Bookmark and Share

Notice: On March 31, it was announced that Statalist is moving from an email list to a forum. The old list will shut down at the end of May, and its replacement, statalist.org is already up and running.


[Date Prev][Date Next][Thread Prev][Thread Next][Date Index][Thread Index]

st: Treatment of outliers


From   "Allan Reese (Cefas)" <allan.reese@cefas.co.uk>
To   <statalist@hsphsun2.harvard.edu>
Subject   st: Treatment of outliers
Date   Tue, 7 Jun 2011 11:00:06 +0100

The exchanges prompted by a request to *trim* variables (technically
distinct from identifying and removing outliers) prompt me to post a
comment I bottled up at the time Peter Diggle's paper was read at the
RSS.  As it's geostatistics, Nick may have a view.

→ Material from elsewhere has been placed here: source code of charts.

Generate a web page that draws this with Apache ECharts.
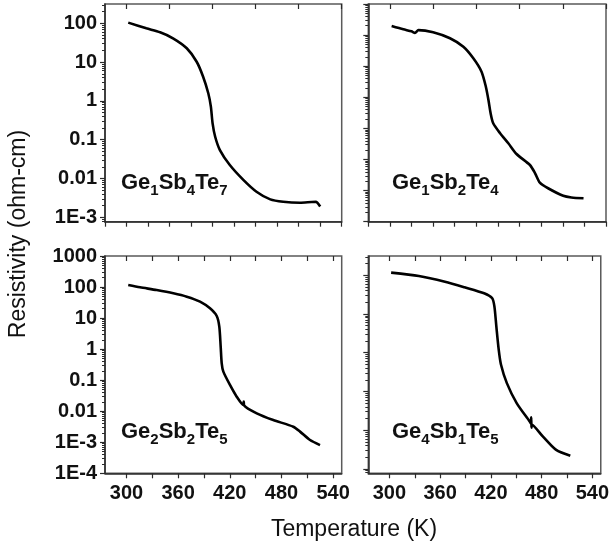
<!DOCTYPE html>
<html>
<head>
<meta charset="utf-8">
<script src="https://cdn.jsdelivr.net/npm/echarts@6/dist/echarts.min.js"></script>
<style>
  html, body { margin: 0; padding: 0; background: #fff; }
  #chart { width: 612px; height: 548px; }
</style>
</head>
<body>
<div id="chart"></div>
<script>
// Resistivity (ohm-cm) versus temperature (K) for four Ge-Sb-Te films

const ge1sb4te7T = [302, 323, 339, 354, 370, 381.5, 389, 395, 398, 400, 403, 408.5, 420, 436, 451, 467, 482, 501.5, 515, 520, 525];
const ge1sb4te7R = [104, 74, 58.5, 41, 22.7, 10.2, 4.2, 1.57, 0.71, 0.264, 0.119, 0.054, 0.0223, 0.0091, 0.00457, 0.0029, 0.00252, 0.00238, 0.00248, 0.0025, 0.0019];

const ge1sb2te4T = [302, 315.5, 325, 329, 333, 350, 369.5, 385, 396.5, 406, 411, 414, 416.5, 419.5, 427.5, 437, 446.5, 462, 468, 473.5, 483, 500.5, 510, 524];
const ge1sb2te4R = [196, 153, 132, 118, 145, 123, 79, 42, 17.9, 6.65, 2.19, 0.82, 0.306, 0.146, 0.0697, 0.0332, 0.015, 0.00665, 0.0036, 0.0018, 0.00119, 0.00068, 0.0006, 0.000565];

const ge2sb2te5T = [302, 315.7, 335, 354.4, 370, 385.4, 397, 404.8, 407.8, 409.4, 410.6, 412.5, 420.2, 428, 435.7, 436.2, 436.7, 451.3, 470.5, 493.8, 501.6, 513.2, 524.8];
const ge2sb2te5R = [116, 98, 80, 63, 49, 33.8, 20.6, 11.7, 5.3, 1.2, 0.35, 0.188, 0.070, 0.0294, 0.0159, 0.0205, 0.0153, 0.00855, 0.0052, 0.00316, 0.0022, 0.00118, 0.00081];

const ge4sb1te5T = [302, 334.8, 365.7, 388.8, 412, 421.6, 424.2, 426.5, 429.3, 432, 438.9, 450.5, 465.9, 467.4, 467.7, 468.0, 468.4, 481.4, 496.8, 514];
const ge4sb1te5R = [117, 95.5, 68, 49, 34.3, 25.5, 15.5, 4.7, 1.19, 0.49, 0.164, 0.050, 0.0168, 0.0148, 0.0215, 0.0116, 0.0140, 0.0069, 0.00314, 0.0022];

// Axis ranges and tick labels
const tempMin = 275;
const tempMax = 550;
const tempTicksTopRow = [275, 300, 325, 350, 375, 400, 425, 450, 475, 500, 525, 550];
const tempTicksTopEdgeTopRow = [300, 350, 400, 450, 500, 550];
const tempTicksBottomRow = [300, 330, 360, 390, 420, 450, 480, 510, 540];
const tempLabels = [300, 360, 420, 480, 540];

const yRangeNarrow = [7.7e-4, 314];
const yRangeWide = [1e-4, 1000];
const yTicksNarrow = [1e-3, 0.01, 0.1, 1, 10, 100];
const yLabelsNarrow = ['1E-3', '0.01', '0.1', '1', '10', '100'];
const yTicksWide = [1e-4, 1e-3, 0.01, 0.1, 1, 10, 100, 1000];
const yLabelsWide = ['1E-4', '1E-3', '0.01', '0.1', '1', '10', '100', '1000'];

// minor log ticks (2..9 x 10^k) inside a range
function minorLogTicks(range) {
  const out = [];
  for (let e = -5; e <= 3; e++) {
    for (let m = 2; m <= 9; m++) {
      const v = m * Math.pow(10, e);
      if (v > range[0] && v < range[1]) out.push(v);
    }
  }
  return out;
}

const FONT = '"Liberation Sans", Arial, Helvetica, sans-serif';
const AXIS_COLOR = '#2a2a2a';

const panels = [
  { name: 'Ge1Sb4Te7', T: ge1sb4te7T, R: ge1sb4te7R, grid: { left: 105, top: 4, width: 236.7, height: 217.7 },
    yRange: yRangeNarrow, yTicks: yTicksNarrow, yLabels: yLabelsNarrow, showY: true, topRow: true },
  { name: 'Ge1Sb2Te4', T: ge1sb2te4T, R: ge1sb2te4R, grid: { left: 368.3, top: 4, width: 237.7, height: 217.7 },
    yRange: yRangeWide, yTicks: yTicksWide, yLabels: yLabelsWide, showY: false, topRow: true },
  { name: 'Ge2Sb2Te5', T: ge2sb2te5T, R: ge2sb2te5R, grid: { left: 105, top: 256, width: 236.7, height: 217.3 },
    yRange: yRangeWide, yTicks: yTicksWide, yLabels: yLabelsWide, showY: true, topRow: false },
  { name: 'Ge4Sb1Te5', T: ge4sb1te5T, R: ge4sb1te5R, grid: { left: 368.3, top: 256, width: 237.7, height: 217.3 },
    yRange: yRangeNarrow, yTicks: yTicksNarrow, yLabels: yLabelsNarrow, showY: false, topRow: false }
];

const grids = [], xAxes = [], yAxes = [], series = [];

panels.forEach((p, g) => {
  grids.push(Object.assign({ show: true, borderColor: '#5a5a5a', borderWidth: 1.5, backgroundColor: 'transparent' }, p.grid));

  // bottom temperature axis
  xAxes.push({
    type: 'value', gridIndex: g, position: 'bottom', min: tempMin, max: tempMax,
    axisLine: { show: true, lineStyle: { color: AXIS_COLOR, width: 1.5 } },
    axisTick: { show: true, inside: false, length: 5, lineStyle: { color: AXIS_COLOR, width: 1.2 },
      customValues: p.topRow ? tempTicksTopRow : tempTicksBottomRow },
    axisLabel: { show: !p.topRow, customValues: tempLabels, margin: 10,
      fontFamily: FONT, fontSize: 20, fontWeight: 'bold', color: '#111' },
    splitLine: { show: false }
  });
  // top edge ticks
  xAxes.push({
    type: 'value', gridIndex: g, position: 'top', min: tempMin, max: tempMax,
    axisLine: { show: false },
    axisTick: { show: true, inside: true, length: 5, lineStyle: { color: AXIS_COLOR, width: 1.2 },
      customValues: p.topRow ? tempTicksTopEdgeTopRow : tempTicksBottomRow },
    axisLabel: { show: false },
    splitLine: { show: false }
  });

  // resistivity axis with decade ticks
  yAxes.push({
    type: 'log', logBase: 10, gridIndex: g, position: 'left', min: p.yRange[0], max: p.yRange[1],
    axisLine: { show: true, lineStyle: { color: AXIS_COLOR, width: 1.5 } },
    axisTick: { show: true, inside: false, length: 5, lineStyle: { color: AXIS_COLOR, width: 1.2 }, customValues: p.yTicks },
    axisLabel: {
      show: p.showY, customValues: p.yTicks, margin: 8,
      fontFamily: FONT, fontSize: 20, fontWeight: 'bold', color: '#111',
      formatter: (v) => {
        let best = 0, bd = Infinity;
        p.yTicks.forEach((t, i) => { const d = Math.abs(Math.log10(t) - Math.log10(v)); if (d < bd) { bd = d; best = i; } });
        return p.yLabels[best];
      }
    },
    splitLine: { show: false }
  });
  // minor log ticks
  yAxes.push({
    type: 'log', logBase: 10, gridIndex: g, position: 'left', min: p.yRange[0], max: p.yRange[1],
    axisLine: { show: false },
    axisTick: { show: true, inside: false, length: 3, lineStyle: { color: AXIS_COLOR, width: 1 }, customValues: minorLogTicks(p.yRange) },
    axisLabel: { show: false },
    splitLine: { show: false }
  });

  series.push({
    name: p.name, type: 'line', xAxisIndex: 2 * g, yAxisIndex: 2 * g,
    data: p.T.map((t, i) => [t, p.R[i]]),
    showSymbol: false, symbol: 'none', smooth: 0.25, clip: true,
    lineStyle: { color: '#000', width: 2.6 },
    animation: false
  });
});

// rich-text formula labels with subscripts
function formula(parts) {
  return parts.map(([el, n]) => '{m|' + el + '}{s|' + n + '}').join('');
}
const richFormula = {
  m: { fontFamily: FONT, fontSize: 22, fontWeight: 'bold', fill: '#111', lineHeight: 26, verticalAlign: 'bottom' },
  s: { fontFamily: FONT, fontSize: 15, fontWeight: 'bold', fill: '#111', lineHeight: 26, verticalAlign: 'bottom', padding: [0, 0, -4, 0] }
};
const formulaLabels = [
  { x: 121, y: 172, parts: [['Ge', 1], ['Sb', 4], ['Te', 7]] },
  { x: 392, y: 172, parts: [['Ge', 1], ['Sb', 2], ['Te', 4]] },
  { x: 121, y: 421, parts: [['Ge', 2], ['Sb', 2], ['Te', 5]] },
  { x: 392, y: 421, parts: [['Ge', 4], ['Sb', 1], ['Te', 5]] }
];

const graphics = formulaLabels.map((f) => ({
  type: 'text', left: f.x, top: f.y, z: 10,
  style: { text: formula(f.parts), rich: richFormula }
}));
graphics.push({
  type: 'text', x: 19, y: 234, rotation: Math.PI / 2, z: 10,
  style: { text: 'Resistivity (ohm-cm)', fontFamily: FONT, fontSize: 23, fill: '#111', align: 'center', verticalAlign: 'middle' }
});
graphics.push({
  type: 'text', x: 354, y: 530, z: 10,
  style: { text: 'Temperature (K)', fontFamily: FONT, fontSize: 23, fill: '#111', align: 'center', verticalAlign: 'middle' }
});

const chart = echarts.init(document.getElementById('chart'), null, { renderer: 'canvas' });
chart.setOption({
  animation: false,
  backgroundColor: '#fff',
  grid: grids,
  xAxis: xAxes,
  yAxis: yAxes,
  series: series,
  graphic: graphics
});
</script>
</body>
</html>
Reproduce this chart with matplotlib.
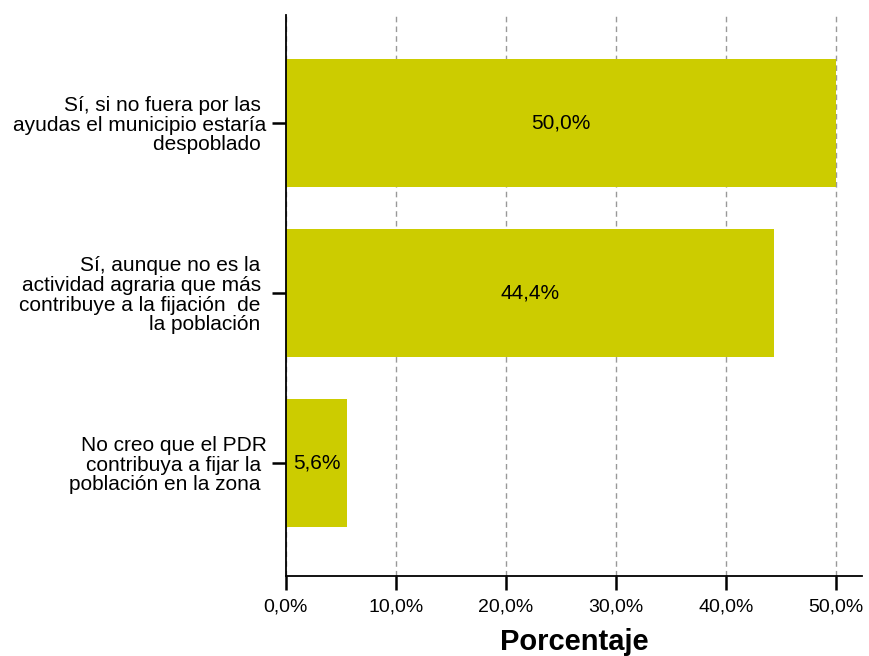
import numpy as np
import matplotlib.pyplot as plt

plt.rcParams['font.family'] = ['Liberation Sans', 'DejaVu Sans']

# Categories from bottom to top
categories = [
    "No creo que el PDR\ncontribuya a fijar la \npoblación en la zona ",
    "Sí, aunque no es la \nactividad agraria que más \ncontribuye a la fijación  de \nla población ",
    "Sí, si no fuera por las \nayudas el municipio estaría\ndespoblado ",
]
values = [5.6, 44.4, 50.0]
value_labels = ["5,6%", "44,4%", "50,0%"]
xticks = [0, 10, 20, 30, 40, 50]
xtick_labels = ["0,0%", "10,0%", "20,0%", "30,0%", "40,0%", "50,0%"]

fig = plt.figure(figsize=(8.69, 6.56), dpi=100)
ax = fig.add_axes([0.329, 0.122, 0.663, 0.855])

ypos = np.arange(len(categories))
ax.barh(ypos, values, height=0.75, color='#CCCC00', zorder=2)

for y, v, lab in zip(ypos, values, value_labels):
    ax.text(v / 2, y, lab, ha='center', va='center', fontsize=15, color='black', zorder=3)

ax.set_xlim(0, 52.4)
ax.set_ylim(-0.665, 2.635)
ax.set_yticks(ypos)
ax.set_yticklabels(categories, fontsize=15, linespacing=1.04)
ax.set_xticks(xticks)
ax.set_xticklabels(xtick_labels, fontsize=14)

ax.grid(axis='x', color='#999999', linestyle=(0, (4, 3)), linewidth=1)
ax.set_axisbelow(True)

for s in ['top', 'right']:
    ax.spines[s].set_visible(False)
for s in ['left', 'bottom']:
    ax.spines[s].set_linewidth(1.3)

ax.tick_params(axis='both', length=10, width=1.8, direction='out')
ax.tick_params(axis='x', pad=6)
ax.tick_params(axis='y', pad=4)
ax.set_xlabel('Porcentaje', fontsize=21, fontweight='bold', labelpad=9)

fig.savefig('out.png', dpi=100)
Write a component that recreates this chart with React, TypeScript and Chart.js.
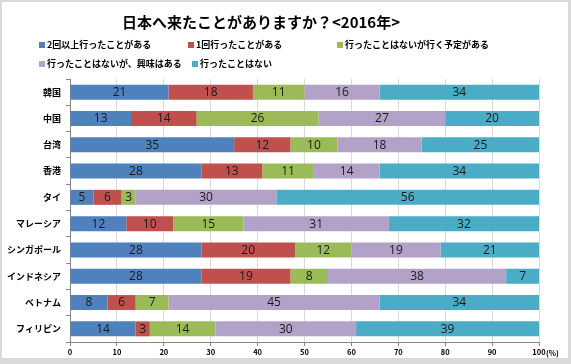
import React, { useEffect, useRef } from "react";
import { Chart, registerables } from "chart.js";
Chart.register(...registerables);

const TITLE = "日本へ来たことがありますか？<2016年>";
const categories = ["韓国", "中国", "台湾", "香港", "タイ", "マレーシア", "シンガポール", "インドネシア", "ベトナム", "フィリピン"];
const seriesNames = ["2回以上行ったことがある", "1回行ったことがある", "行ったことはないが行く予定がある", "行ったことはないが、興味はある", "行ったことはない"];
const twiceOrMore = [21, 13, 35, 28, 5, 12, 28, 28, 8, 14];
const once = [18, 14, 12, 13, 6, 10, 20, 19, 6, 3];
const planned = [11, 26, 10, 11, 3, 15, 12, 8, 7, 14];
const interested = [16, 27, 18, 14, 30, 31, 19, 38, 45, 30];
const never = [34, 20, 25, 34, 56, 32, 21, 7, 34, 39];
const xTicks = [0, 10, 20, 30, 40, 50, 60, 70, 80, 90, 100];
const colors = ["#4F81BD", "#C0504D", "#9BBB59", "#B3A2C7", "#4BACC6"];

const JP = '"Noto Sans CJK JP", "Noto Sans", sans-serif';

const overlayPlugin = {
  id: "overlay",
  afterDatasetsDraw(chart: any) {
    const ctx = chart.ctx;
    ctx.save();
    ctx.fillStyle = "#1a1a1a";
    ctx.font = `12px "Open Sans", "Noto Sans", sans-serif`;
    ctx.textAlign = "center";
    ctx.textBaseline = "middle";
    chart.data.datasets.forEach((ds: any, i: number) => {
      const meta = chart.getDatasetMeta(i);
      meta.data.forEach((el: any, j: number) => {
        const v = ds.data[j];
        ctx.fillText(String(v), (el.x + el.base) / 2, el.y + 0.5);
      });
    });
    ctx.restore();
  },
  afterDraw(chart: any) {
    const ctx = chart.ctx;
    ctx.save();
    ctx.fillStyle = "#000";
    ctx.font = `bold 15px ${JP}`;
    ctx.textAlign = "center";
    ctx.textBaseline = "middle";
    ctx.fillText(TITLE, 261, 22);
    const pos = [[42, 45], [191, 45], [340, 45], [42, 64], [195, 64]];
    ctx.font = `bold 9px ${JP}`;
    ctx.textAlign = "left";
    chart.data.datasets.forEach((ds: any, i: number) => {
      const [x, y] = pos[i];
      ctx.fillStyle = ds.backgroundColor;
      ctx.fillRect(x - 3, y - 3, 6, 6);
      ctx.fillStyle = "#000";
      ctx.fillText(ds.label, x + 5, y);
    });
    const xs = chart.scales.x;
    ctx.font = `bold 7.5px ${JP}`;
    ctx.fillText("(%)", xs.getPixelForValue(100) + 7, 353);
    ctx.restore();
  },
};

export default function App() {
  const ref = useRef<HTMLCanvasElement>(null);
  useEffect(() => {
    const series = [twiceOrMore, once, planned, interested, never];
    const chart = new Chart(ref.current!, {
      type: "bar",
      data: {
        labels: categories,
        datasets: series.map((d, i) => ({
          label: seriesNames[i],
          data: d,
          backgroundColor: colors[i],
          borderWidth: 0,
          categoryPercentage: 1,
          barPercentage: 0.57,
        })),
      },
      options: {
        indexAxis: "y",
        animation: false,
        responsive: false,
        devicePixelRatio: 1,
        layout: { padding: { left: 0, right: 32, top: 79, bottom: 0 } },
        plugins: { legend: { display: false }, title: { display: false }, tooltip: { enabled: false } },
        scales: {
          x: {
            stacked: true,
            min: 0,
            max: 100,
            afterFit: (s: any) => { s.height = 22; },
            afterBuildTicks: (s: any) => { s.ticks = xTicks.map((v) => ({ value: v })); },
            grid: { color: "#D9D9D9", tickColor: "#868686", tickLength: 4, lineWidth: 1 },
            border: { color: "#868686" },
            ticks: { color: "#000", font: { size: 7.5, weight: "bold", family: JP }, padding: 2, maxRotation: 0 },
          },
          y: {
            stacked: true,
            afterFit: (s: any) => { s.width = 70; },
            grid: { offset: true, drawOnChartArea: false, tickColor: "#868686", tickLength: 4 },
            border: { color: "#868686" },
            ticks: { color: "#000", font: { size: 9, weight: "bold", family: JP }, padding: 5 },
          },
        },
      },
      plugins: [overlayPlugin],
    } as any);
    return () => chart.destroy();
  }, []);
  return (
    <div style={{ position: "fixed", left: 0, top: 0, width: 571, height: 364, background: "#D9D9D9" }}>
      <div style={{ position: "absolute", left: 2, top: 2, width: 566, height: 356, background: "#fff" }} />
      <canvas ref={ref} width={571} height={364} style={{ position: "absolute", left: 0, top: 0, width: 571, height: 364 }} />
    </div>
  );
}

http://www.math.ntnu.no/~hrue/r-inla.org/case-studies/Diggle09/DiggleSep
t09.pdf (an odd ref, but one that google found and it works today) has
the title "Geostatistical inference under preferential sampling".  Since
the premise was that data were collected with prejudice, and the point
of the data and the modelling was to identify locations with high Pb
contamination, it seemed to me very odd that the paper includes a
throwaway comment "The measured lead concentrations included two gross
outliers in 2000, each of which we replaced by the average of the
remaining values from that year's survey."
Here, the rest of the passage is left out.